I’ve posted before about the Septizodium (or Septizonium), an immense facade which ran across the front of the Palatine hill in Rome, in order to form a gateway for visitors coming up the Appian Way.  It’s all gone now, but parts of it still existed in Renaissance Rome, before being demolished for use as building materials.

Du Perac, in his collection of drawings of Rome in 1575, includes a picture of the remains of the Septizodium as he saw it.  Click on the image for a larger picture.

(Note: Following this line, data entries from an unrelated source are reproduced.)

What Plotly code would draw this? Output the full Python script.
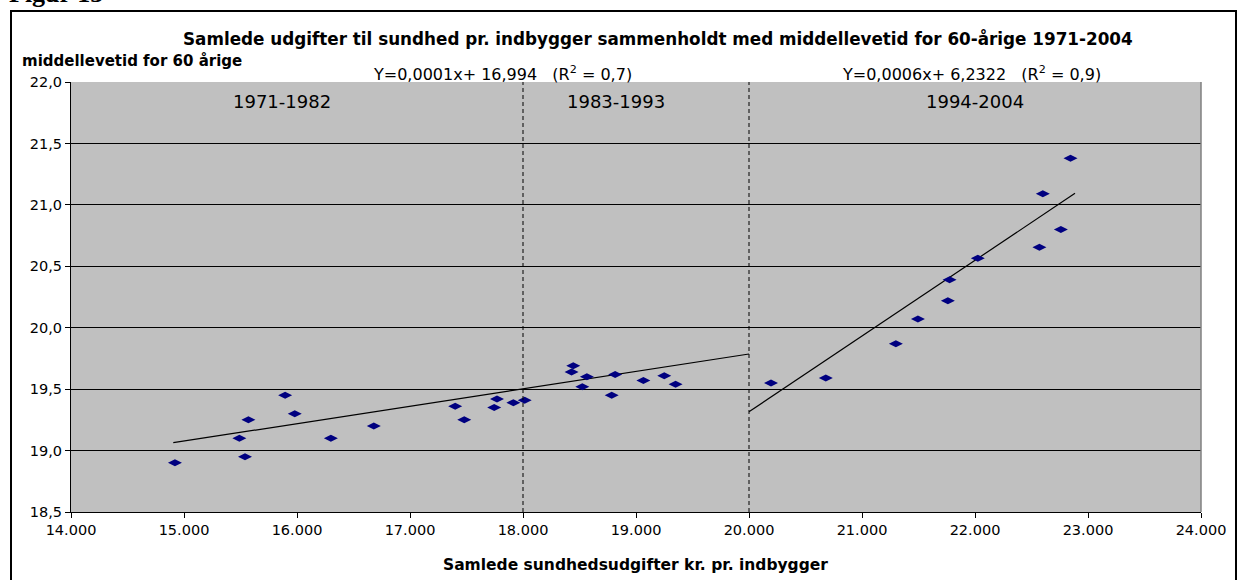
import plotly.graph_objects as go

# ---- data ----
x_7193 = [14920, 15490, 15540, 15570, 15895, 15980, 16300, 16680, 17400, 17480,
          17745, 17770, 17915, 18015, 18445, 18430, 18565, 18525, 18815, 18785,
          19065, 19250, 19350]
y_7193 = [18.90, 19.10, 18.95, 19.25, 19.45, 19.30, 19.10, 19.20, 19.36, 19.25,
          19.35, 19.42, 19.39, 19.41, 19.69, 19.64, 19.60, 19.52, 19.62, 19.45,
          19.57, 19.61, 19.54]
x_9404 = [20195, 20680, 21300, 21495, 21760, 21775, 22025, 22570, 22600, 22760, 22845]
y_9404 = [19.55, 19.59, 19.87, 20.07, 20.22, 20.39, 20.565, 20.655, 21.09, 20.80, 21.38]

trend1_x = [14905, 20000]
trend1_y = [19.064, 19.786]
trend2_x = [20000, 22885]
trend2_y = [19.316, 21.094]

divider_x = [18000, 20000]
period_labels = ["1971-1982", "1983-1993", "1994-2004"]
period_x = [15870, 18825, 22000]
equations = ["Y=0,0001x+ 16,994&nbsp;&nbsp;&nbsp;(R<sup>2</sup> = 0,7)",
             "Y=0,0006x+ 6,2322&nbsp;&nbsp;&nbsp;(R<sup>2</sup> = 0,9)"]

x_ticks = [14000, 15000, 16000, 17000, 18000, 19000, 20000, 21000, 22000, 23000, 24000]
y_ticks = [18.5, 19.0, 19.5, 20.0, 20.5, 21.0, 21.5, 22.0]

title = "Samlede udgifter til sundhed pr. indbygger sammenholdt med middellevetid for 60-årige 1971-2004"
y_title = "middellevetid for 60 årige"
x_title = "Samlede sundhedsudgifter kr. pr. indbygger"

# ---- geometry ----
W, H = 1238, 580
L, R, T, B = 71, 1201, 82, 512
FONT = "DejaVu Sans, Verdana, sans-serif"


def px(xp):
    return (xp - L) / (R - L)


def py(yp):
    return (B - yp) / (B - T)


fig = go.Figure()

fig.add_trace(go.Scatter(x=trend1_x, y=trend1_y, mode="lines",
                         line=dict(color="black", width=1.2), showlegend=False, hoverinfo="skip"))
fig.add_trace(go.Scatter(x=trend2_x, y=trend2_y, mode="lines",
                         line=dict(color="black", width=1.2), showlegend=False, hoverinfo="skip"))
fig.add_trace(go.Scatter(x=x_7193 + x_9404, y=y_7193 + y_9404, mode="markers",
                         marker=dict(symbol="diamond-wide", size=10, color="#000080",
                                     line=dict(width=0)),
                         showlegend=False))

shapes = []
for dx in divider_x:
    shapes.append(dict(type="line", xref="x", yref="paper", x0=dx, x1=dx, y0=0, y1=1,
                       line=dict(color="black", width=1, dash="4px,3px"), layer="above"))
# plot-area frame (grey) on the right
shapes.append(dict(type="line", xref="paper", yref="paper", x0=1, x1=1, y0=0, y1=1,
                   line=dict(color="#808080", width=1.5)))
# outer figure border
shapes.append(dict(type="rect", xref="paper", yref="paper",
                   x0=px(11), x1=px(1236), y0=py(11), y1=py(590),
                   line=dict(color="black", width=2), fillcolor="rgba(0,0,0,0)", layer="below"))

annotations = []
annotations.append(dict(text="<b>Figur 13</b>", xref="paper", yref="paper", x=px(7), y=py(-6),
                        xanchor="left", yanchor="middle", showarrow=False,
                        font=dict(family="Liberation Serif, Times New Roman, serif", size=26, color="black")))
annotations.append(dict(text="<b>" + title + "</b>", xref="paper", yref="paper", x=px(658), y=py(39),
                        xanchor="center", yanchor="middle", showarrow=False,
                        font=dict(family=FONT, size=16.8, color="black")))
annotations.append(dict(text="<b>" + y_title + "</b>", xref="paper", yref="paper", x=px(20), y=py(61),
                        xanchor="left", yanchor="middle", showarrow=False,
                        font=dict(family=FONT, size=15, color="black")))
annotations.append(dict(text="<b>" + x_title + "</b>", xref="paper", yref="paper", x=px(635), y=py(565),
                        xanchor="center", yanchor="middle", showarrow=False,
                        font=dict(family=FONT, size=15.5, color="black")))
eq_x = [502, 971]
for t, ex in zip(equations, eq_x):
    annotations.append(dict(text=t, xref="paper", yref="paper", x=px(ex), y=py(73),
                            xanchor="center", yanchor="middle", showarrow=False,
                            font=dict(family=FONT, size=16, color="black")))
for lab, lx in zip(period_labels, period_x):
    annotations.append(dict(text=lab, xref="x", yref="paper", x=lx, y=py(102),
                            xanchor="center", yanchor="middle", showarrow=False,
                            font=dict(family=FONT, size=18, color="black")))

fig.update_layout(
    width=W, height=H, autosize=False,
    margin=dict(l=L, r=W - R, t=T, b=H - B, pad=0),
    paper_bgcolor="white", plot_bgcolor="#C0C0C0",
    separators=",.",
    font=dict(family=FONT, size=14, color="black"),
    shapes=shapes, annotations=annotations,
    xaxis=dict(range=[14000, 24000], tickvals=x_ticks, tickformat=",.0f",
               showgrid=False, zeroline=False, showline=True, linecolor="black", linewidth=1,
               ticks="outside", ticklen=5, tickcolor="black", tickfont=dict(size=14.5),
               fixedrange=True),
    yaxis=dict(range=[18.5, 22.0], tickvals=y_ticks, tickformat=".1f",
               showgrid=True, gridcolor="black", gridwidth=1, zeroline=False,
               showline=True, linecolor="black", linewidth=1,
               ticks="outside", ticklen=5, tickcolor="black", tickfont=dict(size=14.5),
               fixedrange=True),
)

fig.write_html("out.html", config={"displayModeBar": False},
               post_script="document.body.style.margin='0';document.body.style.overflow='hidden';")
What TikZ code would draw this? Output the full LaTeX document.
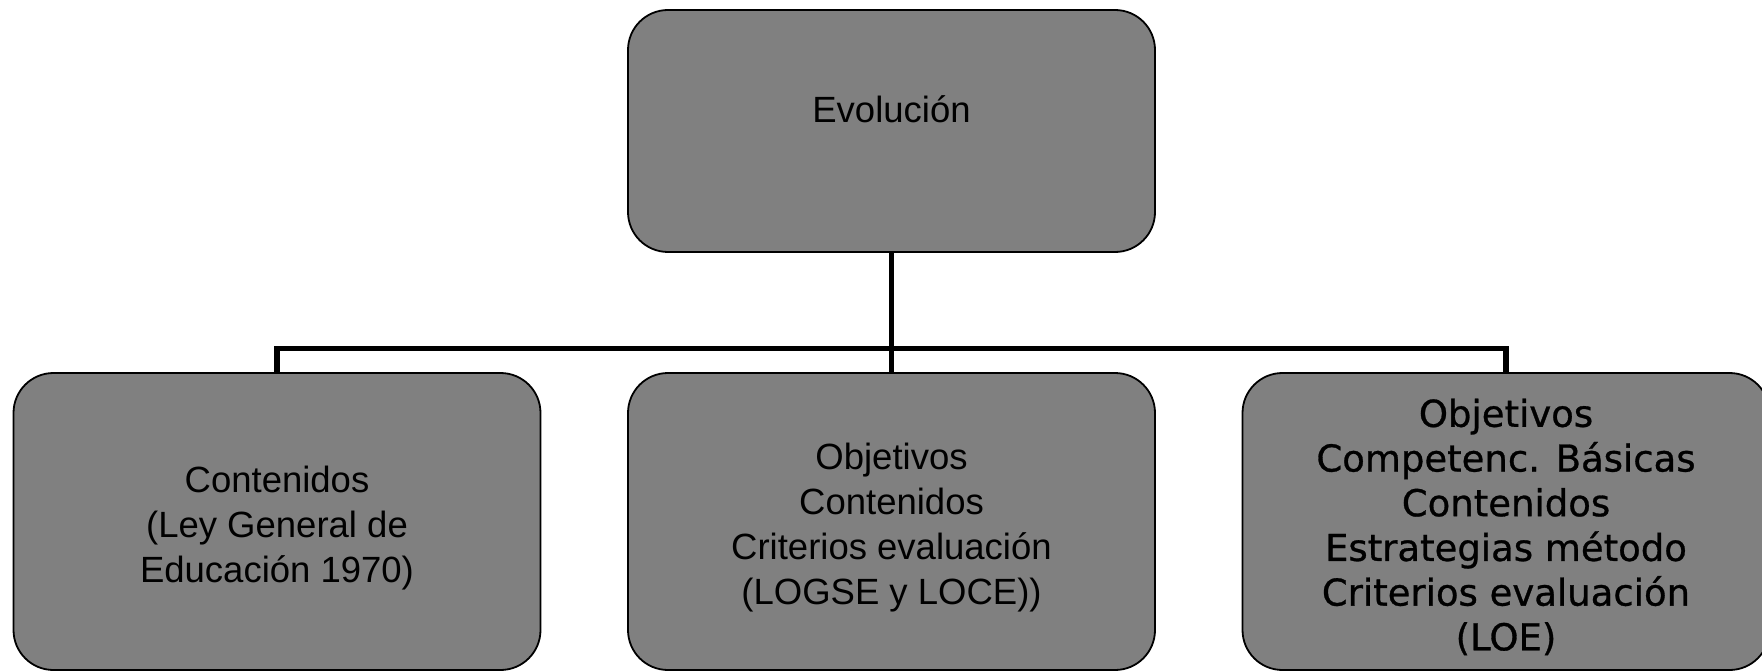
\documentclass[tikz,border=0pt]{standalone}
\usepackage{fontspec}
\setmainfont{Liberation Sans}
\newfontfamily\lbfont[FakeBold=0.8]{DejaVu Sans}
\usetikzlibrary{positioning}
\newcommand{\lowstrut}[1][39pt]{\rule{0pt}{#1}} % text sits a bit low

\begin{document}
\begin{tikzpicture}[x = 1pt, y = -1pt, % pixel units, y going down
                node distance = 614.5pt, % centre to centre of the lower boxes
                line width = 5.7pt % connector lines
            ]

            \tikzstyle{every node}=[draw = black, fill = gray, rectangle,
            rounded corners = 40pt, line width = 1.8pt, inner sep = 0pt,
            minimum width = 527pt, minimum height = 297pt, align = center,
            font = \fontsize{36.5}{45}\selectfont]

            \useasboundingbox (0,0) rectangle (1762,671);

            \node (2) at (891.5,521.5) {\lowstrut Objetivos\\Contenidos\\Criterios
                evaluación\\(LOGSE y LOCE))}; \node (1) [left of=2]
            {\lowstrut Contenidos\\(Ley General de\\Educación 1970)}; \node (3) [right
                of=2, font = \lbfont\fontsize{37}{44.7}\selectfont]
            {\lowstrut Objetivos\\Competenc. Básicas\\Contenidos\\Estrategias
                método\\Criterios evaluación\\(LOE)}; \node (0) [above of=2,
                node distance = 390.5pt, minimum height = 242pt]
            {\lowstrut[29pt]Evolución\\ \mbox{}}; \coordinate (h) at (891.5,348.5);

            \path (0) edge (2); \draw (1.north) |- (h) -| (3.north);
\end{tikzpicture}
\end{document}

Septizonium, 1575 (Du Perac)

What makes his image useful is that he gives a panorama — we can see how the monument stood and looked, relative to the road outside the Palatine.  The Circus Maximus is to the left, while the road running right today leads up to the Colloseum.

I think all of us have walked down this road, from the Colloseum on our way to the Circus Maximus and the Baths of Caracalla, so the Septizodium would have been on our right.  I believe the modern pavement has a marking on it to show where it stood.

The image is from Gallica.bnf.fr.  I would hope that one day Du Perac’s book will appear online in a rather better quality image.

UPDATE: I had not realised that Du Perac also includes a view of the remains of the Septizodium from the side/rear, in a view of the Circus Maximus.  But he does!  Here  it is — the Septizodium is on the right of the Palatine.